Goal:
Omit every image, and transcribe the remaining entries exactly as given.

[Start of Data for this exercise]

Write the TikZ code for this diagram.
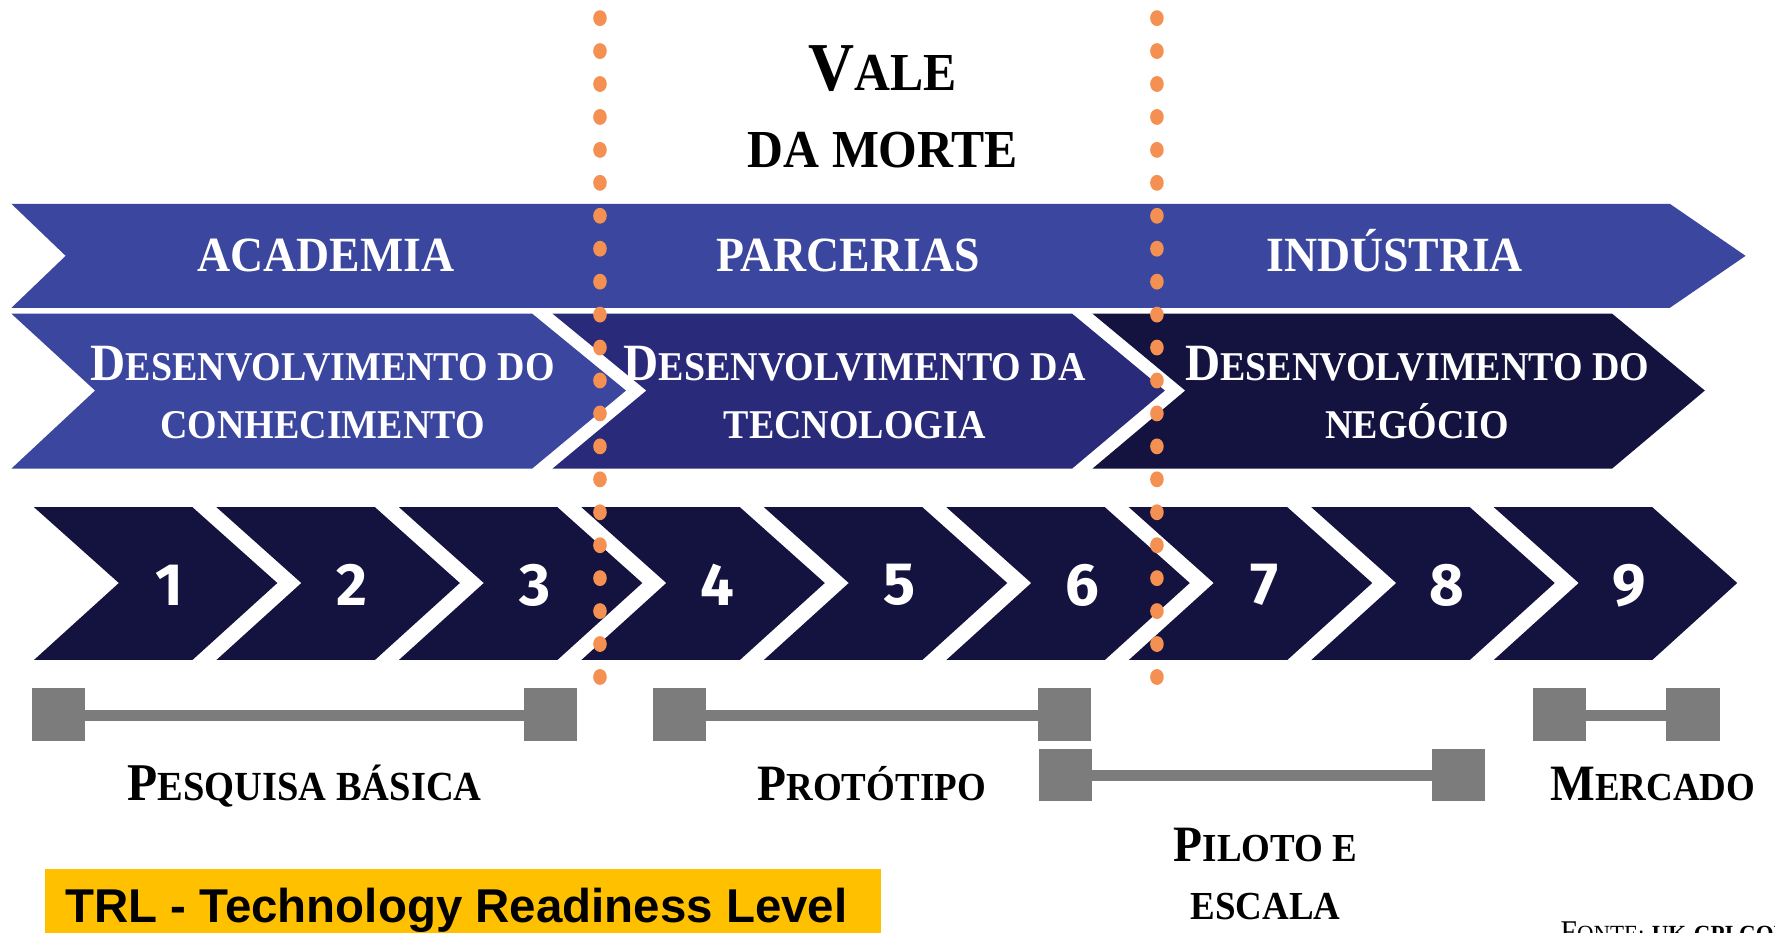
\documentclass[tikz,border=0pt]{standalone}
\usepackage{fontspec}
\setmainfont{Liberation Serif}[FakeStretch=0.93]
\newfontfamily\numfont{Fira Sans}
\newfontfamily\trlfont{Liberation Sans}

\definecolor{bandblue}{RGB}{59,70,158}
\definecolor{midblue}{RGB}{42,42,122}
\definecolor{darkblue}{RGB}{20,18,62}
\definecolor{dotorange}{RGB}{243,144,82}
\definecolor{bargray}{RGB}{124,124,124}
\definecolor{trlyellow}{RGB}{255,192,0}

\makeatletter
\newcommand\sml[1]{{\fontsize{\fpeval{0.78*\f@size}}{\f@baselineskip}\selectfont #1}}
\makeatother

\begin{document}
\begin{tikzpicture}[x=0.1132mm,y=-0.1132mm,
  head/.style={text=white,font=\fontsize{14}{16.4}\selectfont\bfseries,align=center,inner sep=0},
  devtext/.style={head,font=\fontsize{14.9}{16.4}\selectfont\bfseries},
  num/.style={text=white,font=\numfont\fontsize{17}{20}\selectfont\bfseries,inner sep=0},
  lbl/.style={font=\fontsize{14.5}{16.7}\selectfont\bfseries,align=center,inner sep=0},
  dotmark/.style={fill=dotorange},
  gapbar/.style={fill=bargray}]
  \useasboundingbox (0,0) rectangle (1568,824);
  \clip (0,0) rectangle (1568,824);

  \node[font=\fontsize{19.5}{21.9}\selectfont\bfseries,align=center,inner sep=0] (vale) at (780,94) {V\sml{ALE}\\\sml{DA MORTE}};

  \path[fill=bandblue] (10,180) -- (1475,180) -- (1542,226) -- (1475,272) -- (10,272) -- (58,226) -- cycle;
  \node[head,anchor=base] (acad) at (288,240) {ACADEMIA};
  \node[head,anchor=base] (parc) at (749,240) {PARCERIAS};
  \node[head,anchor=base] (ind) at (1232,240) {INDÚSTRIA};

  \path[fill=bandblue] (10,277) -- (470,277) -- (553,345) -- (470,414) -- (10,414) -- (84,345) -- cycle;
  \path[fill=midblue] (488,277) -- (947,277) -- (1029,345) -- (947,414) -- (488,414) -- (571,345) -- cycle;
  \path[fill=darkblue] (965,277) -- (1424,277) -- (1506,345) -- (1424,414) -- (965,414) -- (1047,345) -- cycle;
  \node[devtext] (conh) at (285,347) {D\sml{ESENVOLVIMENTO DO}\\\sml{CONHECIMENTO}};
  \node[devtext] (tecn) at (755,347) {D\sml{ESENVOLVIMENTO DA}\\\sml{TECNOLOGIA}};
  \node[devtext] (nego) at (1252,347) {D\sml{ESENVOLVIMENTO DO}\\\sml{NEGÓCIO}};

  \foreach \i in {1,...,9} {
    \pgfmathsetmacro\xa{30+(\i-1)*161.2}
    \path[fill=darkblue] (\xa,448) -- ++(140,0) -- ++(75,67) -- ++(-75,68) -- ++(-140,0) -- ++(75,-68) -- cycle;
    \node[num] (n\i) at (\xa+120,517) {\i};
  }

  \foreach \xd in {530,1022} {
    \foreach \k in {0,...,20} {
      \path[dotmark] (\xd,16+\k*29.1) ellipse (6 and 7);
    }
  }

  \path[gapbar] (28,608) rectangle (75,655);
  \path[gapbar] (463,608) rectangle (510,655);
  \path[gapbar] (75,627) rectangle (463,637);

  \path[gapbar] (577,608) rectangle (624,655);
  \path[gapbar] (917,608) rectangle (964,655);
  \path[gapbar] (624,627) rectangle (917,637);

  \path[gapbar] (918,662) rectangle (965,708);
  \path[gapbar] (1265,662) rectangle (1312,708);
  \path[gapbar] (965,680) rectangle (1265,690);

  \path[gapbar] (1354,608) rectangle (1401,655);
  \path[gapbar] (1472,608) rectangle (1519,655);
  \path[gapbar] (1401,627) rectangle (1472,637);

  \node[lbl,anchor=base,font=\fontsize{15.1}{16.7}\selectfont\bfseries] (pesq) at (269,707) {P\sml{ESQUISA BÁSICA}};
  \node[lbl,anchor=base] (prot) at (770,707) {P\sml{ROTÓTIPO}};
  \node[lbl,anchor=base] (merc) at (1460,707) {M\sml{ERCADO}};
  \node[lbl] (pilo) at (1118,772) {P\sml{ILOTO E}\\\sml{ESCALA}};

  \path[fill=trlyellow] (40,768) rectangle (778,840);
  \node[anchor=base west,inner sep=0,font=\trlfont\fontsize{13.5}{16}\selectfont\bfseries] (trl) at (57,815) {TRL - Technology Readiness Level};

  \node[anchor=base west,inner sep=0,font=\fontsize{9}{10}\selectfont] (fonte) at (1378,833) {F\sml{ONTE:} \textbf{\sml{UK-CPI.COM}}};
\end{tikzpicture}
\end{document}
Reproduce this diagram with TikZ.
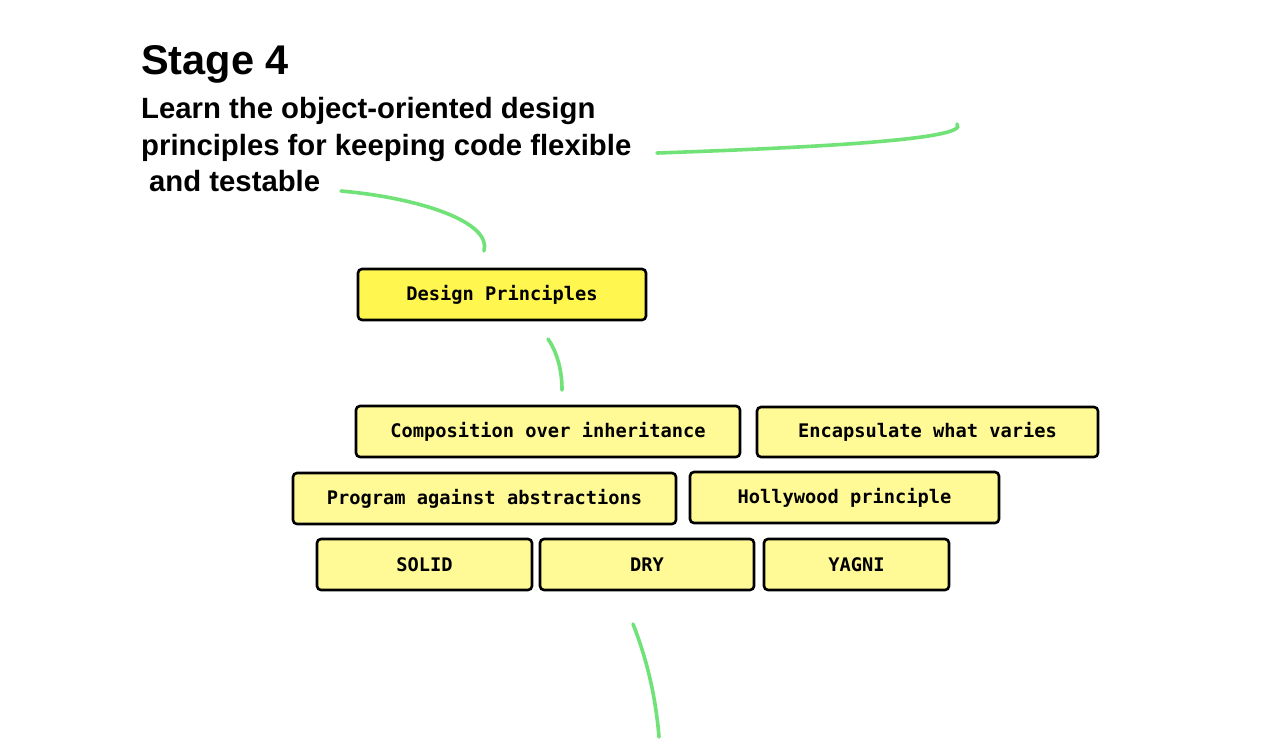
\documentclass[tikz,border=0pt]{standalone}
\usepackage{fontspec}
\setmainfont{Liberation Sans}
\newfontfamily\boxfont{DejaVu Sans Mono}
\definecolor{brightyel}{RGB}{255,247,80}
\definecolor{lightyel}{RGB}{255,250,150}
\definecolor{curvegreen}{RGB}{112,226,120}
\begin{document}
\begin{tikzpicture}[x=1pt,y=-1pt,
  topicbox/.style={draw=black, line width=2.6pt, rounded corners=4pt, fill=lightyel,
    inner sep=0pt, font=\boxfont\bfseries\fontsize{18.7}{20}\selectfont},
  mainbox/.style={topicbox, fill=brightyel},
  titletext/.style={anchor=base west, inner sep=0pt, font=\bfseries\fontsize{41.5}{48}\selectfont},
  subtext/.style={anchor=base west, inner sep=0pt, font=\bfseries\fontsize{29.3}{36}\selectfont},
  squiggle/.style={draw=curvegreen, line width=3.6pt, line cap=round}]
\useasboundingbox (0,0) rectangle (1276,748);
\fill[white] (0,0) rectangle (1276,748);

% titles
\node[titletext] (stage) at (141,74) {Stage 4};
\node[subtext] (sub1) at (141,118) {Learn the object-oriented design};
\node[subtext] (sub2) at (141,155) {principles for keeping code flexible};
\node[subtext] (sub3) at (149,191) {and testable};

% boxes
\newcommand{\tbox}[6]{%
  \node[#1, minimum width={#4-#2}, minimum height={#5-#3}] (#6) at ({(#2+#4)/2},{(#3+#5)/2})}
\tbox{mainbox}{358}{269}{646}{320}{dp} {Design Principles};
\tbox{topicbox}{356}{406}{740}{457}{coi} {Composition over inheritance};
\tbox{topicbox}{757}{407}{1098}{457}{ewv} {Encapsulate what varies};
\tbox{topicbox}{293}{473}{676}{524}{paa} {Program against abstractions};
\tbox{topicbox}{690}{472}{999}{523}{hp} {Hollywood principle};
\tbox{topicbox}{317}{539}{532}{590}{solid} {SOLID};
\tbox{topicbox}{540}{539}{754}{590}{dry} {DRY};
\tbox{topicbox}{764}{539}{949}{590}{yagni} {YAGNI};

% free curves
\coordinate (c1a) at (341,191);
\coordinate (c1b) at (484,251);
\coordinate (c2a) at (657,153);
\coordinate (c2b) at (957,124);
\coordinate (c3a) at (548,339);
\coordinate (c3b) at (562,390);
\coordinate (c4a) at (633,624);
\coordinate (c4b) at (659,737);
\draw[squiggle] (c1a) .. controls (420,198) and (492,222) .. (c1b);
\draw[squiggle] (c2a) .. controls (800,148) and (972,140) .. (c2b);
\draw[squiggle] (c3a) .. controls (557,352) and (562,370) .. (c3b);
\draw[squiggle] (c4a) .. controls (648,662) and (656,700) .. (c4b);
\end{tikzpicture}
\end{document}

[End of Data for this exercise]

Exercise response:
Write the TikZ code for this diagram.
\documentclass[tikz,border=0pt]{standalone}
\usepackage{fontspec}
\setmainfont{Liberation Serif}[FakeStretch=0.93]
\newfontfamily\numfont{Fira Sans}
\newfontfamily\trlfont{Liberation Sans}

\definecolor{bandblue}{RGB}{59,70,158}
\definecolor{midblue}{RGB}{42,42,122}
\definecolor{darkblue}{RGB}{20,18,62}
\definecolor{dotorange}{RGB}{243,144,82}
\definecolor{bargray}{RGB}{124,124,124}
\definecolor{trlyellow}{RGB}{255,192,0}

\makeatletter
\newcommand\sml[1]{{\fontsize{\fpeval{0.78*\f@size}}{\f@baselineskip}\selectfont #1}}
\makeatother

\begin{document}
\begin{tikzpicture}[x=0.1132mm,y=-0.1132mm,
  head/.style={text=white,font=\fontsize{14}{16.4}\selectfont\bfseries,align=center,inner sep=0},
  devtext/.style={head,font=\fontsize{14.9}{16.4}\selectfont\bfseries},
  num/.style={text=white,font=\numfont\fontsize{17}{20}\selectfont\bfseries,inner sep=0},
  lbl/.style={font=\fontsize{14.5}{16.7}\selectfont\bfseries,align=center,inner sep=0},
  dotmark/.style={fill=dotorange},
  gapbar/.style={fill=bargray}]
  \useasboundingbox (0,0) rectangle (1568,824);
  \clip (0,0) rectangle (1568,824);

  \node[font=\fontsize{19.5}{21.9}\selectfont\bfseries,align=center,inner sep=0] (vale) at (780,94) {V\sml{ALE}\\\sml{DA MORTE}};

  \path[fill=bandblue] (10,180) -- (1475,180) -- (1542,226) -- (1475,272) -- (10,272) -- (58,226) -- cycle;
  \node[head,anchor=base] (acad) at (288,240) {ACADEMIA};
  \node[head,anchor=base] (parc) at (749,240) {PARCERIAS};
  \node[head,anchor=base] (ind) at (1232,240) {INDÚSTRIA};

  \path[fill=bandblue] (10,277) -- (470,277) -- (553,345) -- (470,414) -- (10,414) -- (84,345) -- cycle;
  \path[fill=midblue] (488,277) -- (947,277) -- (1029,345) -- (947,414) -- (488,414) -- (571,345) -- cycle;
  \path[fill=darkblue] (965,277) -- (1424,277) -- (1506,345) -- (1424,414) -- (965,414) -- (1047,345) -- cycle;
  \node[devtext] (conh) at (285,347) {D\sml{ESENVOLVIMENTO DO}\\\sml{CONHECIMENTO}};
  \node[devtext] (tecn) at (755,347) {D\sml{ESENVOLVIMENTO DA}\\\sml{TECNOLOGIA}};
  \node[devtext] (nego) at (1252,347) {D\sml{ESENVOLVIMENTO DO}\\\sml{NEGÓCIO}};

  \foreach \i in {1,...,9} {
    \pgfmathsetmacro\xa{30+(\i-1)*161.2}
    \path[fill=darkblue] (\xa,448) -- ++(140,0) -- ++(75,67) -- ++(-75,68) -- ++(-140,0) -- ++(75,-68) -- cycle;
    \node[num] (n\i) at (\xa+120,517) {\i};
  }

  \foreach \xd in {530,1022} {
    \foreach \k in {0,...,20} {
      \path[dotmark] (\xd,16+\k*29.1) ellipse (6 and 7);
    }
  }

  \path[gapbar] (28,608) rectangle (75,655);
  \path[gapbar] (463,608) rectangle (510,655);
  \path[gapbar] (75,627) rectangle (463,637);

  \path[gapbar] (577,608) rectangle (624,655);
  \path[gapbar] (917,608) rectangle (964,655);
  \path[gapbar] (624,627) rectangle (917,637);

  \path[gapbar] (918,662) rectangle (965,708);
  \path[gapbar] (1265,662) rectangle (1312,708);
  \path[gapbar] (965,680) rectangle (1265,690);

  \path[gapbar] (1354,608) rectangle (1401,655);
  \path[gapbar] (1472,608) rectangle (1519,655);
  \path[gapbar] (1401,627) rectangle (1472,637);

  \node[lbl,anchor=base,font=\fontsize{15.1}{16.7}\selectfont\bfseries] (pesq) at (269,707) {P\sml{ESQUISA BÁSICA}};
  \node[lbl,anchor=base] (prot) at (770,707) {P\sml{ROTÓTIPO}};
  \node[lbl,anchor=base] (merc) at (1460,707) {M\sml{ERCADO}};
  \node[lbl] (pilo) at (1118,772) {P\sml{ILOTO E}\\\sml{ESCALA}};

  \path[fill=trlyellow] (40,768) rectangle (778,840);
  \node[anchor=base west,inner sep=0,font=\trlfont\fontsize{13.5}{16}\selectfont\bfseries] (trl) at (57,815) {TRL - Technology Readiness Level};

  \node[anchor=base west,inner sep=0,font=\fontsize{9}{10}\selectfont] (fonte) at (1378,833) {F\sml{ONTE:} \textbf{\sml{UK-CPI.COM}}};
\end{tikzpicture}
\end{document}
Reproduce this diagram with TikZ.
\documentclass[tikz,border=0pt]{standalone}
\usepackage{fontspec}
\setmainfont{Liberation Sans}
\newfontfamily\boxfont{DejaVu Sans Mono}
\definecolor{brightyel}{RGB}{255,247,80}
\definecolor{lightyel}{RGB}{255,250,150}
\definecolor{curvegreen}{RGB}{112,226,120}
\begin{document}
\begin{tikzpicture}[x=1pt,y=-1pt,
  topicbox/.style={draw=black, line width=2.6pt, rounded corners=4pt, fill=lightyel,
    inner sep=0pt, font=\boxfont\bfseries\fontsize{18.7}{20}\selectfont},
  mainbox/.style={topicbox, fill=brightyel},
  titletext/.style={anchor=base west, inner sep=0pt, font=\bfseries\fontsize{41.5}{48}\selectfont},
  subtext/.style={anchor=base west, inner sep=0pt, font=\bfseries\fontsize{29.3}{36}\selectfont},
  squiggle/.style={draw=curvegreen, line width=3.6pt, line cap=round}]
\useasboundingbox (0,0) rectangle (1276,748);
\fill[white] (0,0) rectangle (1276,748);

% titles
\node[titletext] (stage) at (141,74) {Stage 4};
\node[subtext] (sub1) at (141,118) {Learn the object-oriented design};
\node[subtext] (sub2) at (141,155) {principles for keeping code flexible};
\node[subtext] (sub3) at (149,191) {and testable};

% boxes
\newcommand{\tbox}[6]{%
  \node[#1, minimum width={#4-#2}, minimum height={#5-#3}] (#6) at ({(#2+#4)/2},{(#3+#5)/2})}
\tbox{mainbox}{358}{269}{646}{320}{dp} {Design Principles};
\tbox{topicbox}{356}{406}{740}{457}{coi} {Composition over inheritance};
\tbox{topicbox}{757}{407}{1098}{457}{ewv} {Encapsulate what varies};
\tbox{topicbox}{293}{473}{676}{524}{paa} {Program against abstractions};
\tbox{topicbox}{690}{472}{999}{523}{hp} {Hollywood principle};
\tbox{topicbox}{317}{539}{532}{590}{solid} {SOLID};
\tbox{topicbox}{540}{539}{754}{590}{dry} {DRY};
\tbox{topicbox}{764}{539}{949}{590}{yagni} {YAGNI};

% free curves
\coordinate (c1a) at (341,191);
\coordinate (c1b) at (484,251);
\coordinate (c2a) at (657,153);
\coordinate (c2b) at (957,124);
\coordinate (c3a) at (548,339);
\coordinate (c3b) at (562,390);
\coordinate (c4a) at (633,624);
\coordinate (c4b) at (659,737);
\draw[squiggle] (c1a) .. controls (420,198) and (492,222) .. (c1b);
\draw[squiggle] (c2a) .. controls (800,148) and (972,140) .. (c2b);
\draw[squiggle] (c3a) .. controls (557,352) and (562,370) .. (c3b);
\draw[squiggle] (c4a) .. controls (648,662) and (656,700) .. (c4b);
\end{tikzpicture}
\end{document}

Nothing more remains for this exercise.